Without uttering a sentence, he darted at her, and catching her partly by her dress and the back part of her neck, placed her head under one of his arms, and commenced tearing her dress with his claws, which she was certain were of some metallic substance, and by considerable exertion got away from him and ran towards the house to get in. Her assailant, however, followed her, and caught her on the steps leading to the hall door, when he again used considerable violence, tore her neck and arms with his claws, as well as a quantity of hair from her head; but she was at length rescued from his grasp by one of her sisters. Miss Alsop added that she had suffered considerably all night from the shock she had sustained, and was then in extreme pain,
both from the injury done to her arm, and the wounds and scratches inflicted by the miscreant about her shoulders and neck with his claws or hands.”
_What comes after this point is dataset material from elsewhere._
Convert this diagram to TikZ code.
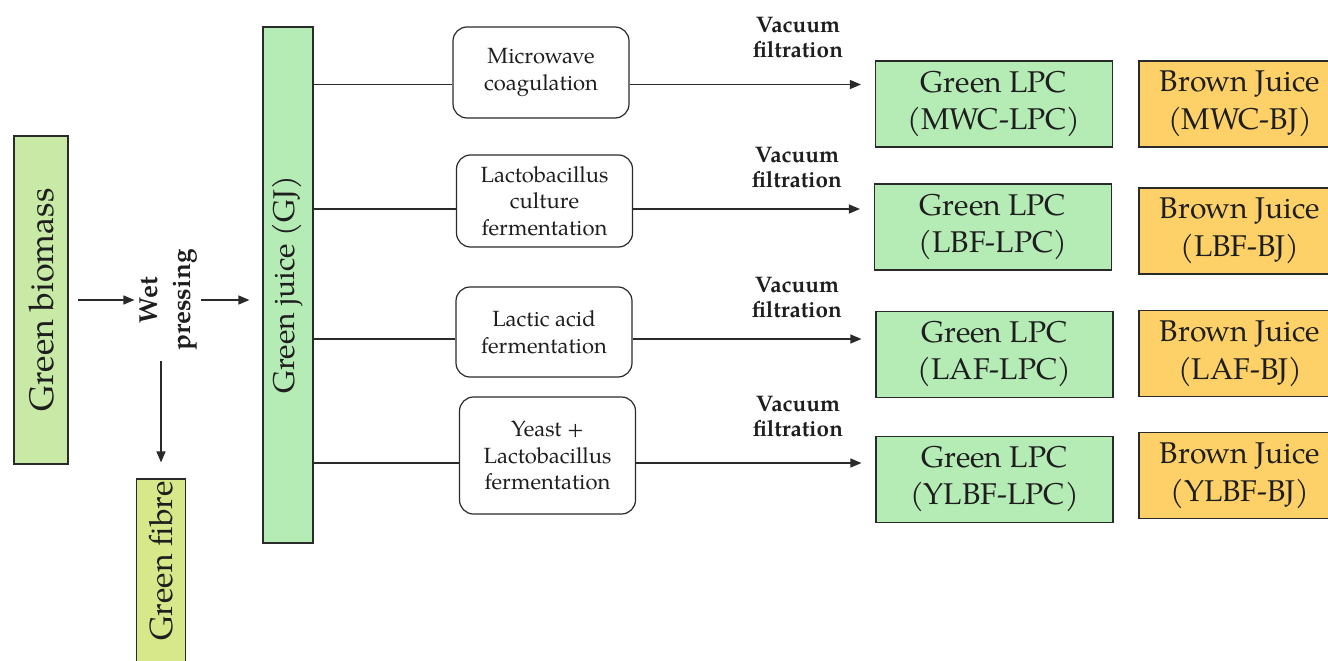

-The London Times, February 22nd, 1938.
After Jane managed to escape from his clutches, the diabolical menace seamed undaunted. He had even knocked on the door several times, expecting to be let inside, and fled the scene only after family members started shouting loudly for the police from an upstairs bedroom window. By the time any help could arrive Jack was long gone.
Jack the Killer?
More attacks followed in the coming years. In 1845 Jack appeared in a London slum. There, in full view of numerous witnesses, he brutally attacked a thirteen-year-old prostitute named Maria Davis as she was crossing a bridge. According to the eyewitnesses, the inhumanoid fiend leapt through the air and set upon the poor girl, grabbing her firmly by the shoulders and spitting fire into her face. Then he cruelly tossed the unfortunate child into the open sewer below and watched as she drowned to death.
Spring-heeled Jack had committed public murder in broad daylight! The entire country was soon up in arms, as might be expected but, as always, completely powerless against the devilish threat. Jack simply could not be apprehended, and the populace, by now, had become so terrified of him that most dared not venture out of doors once night had fallen.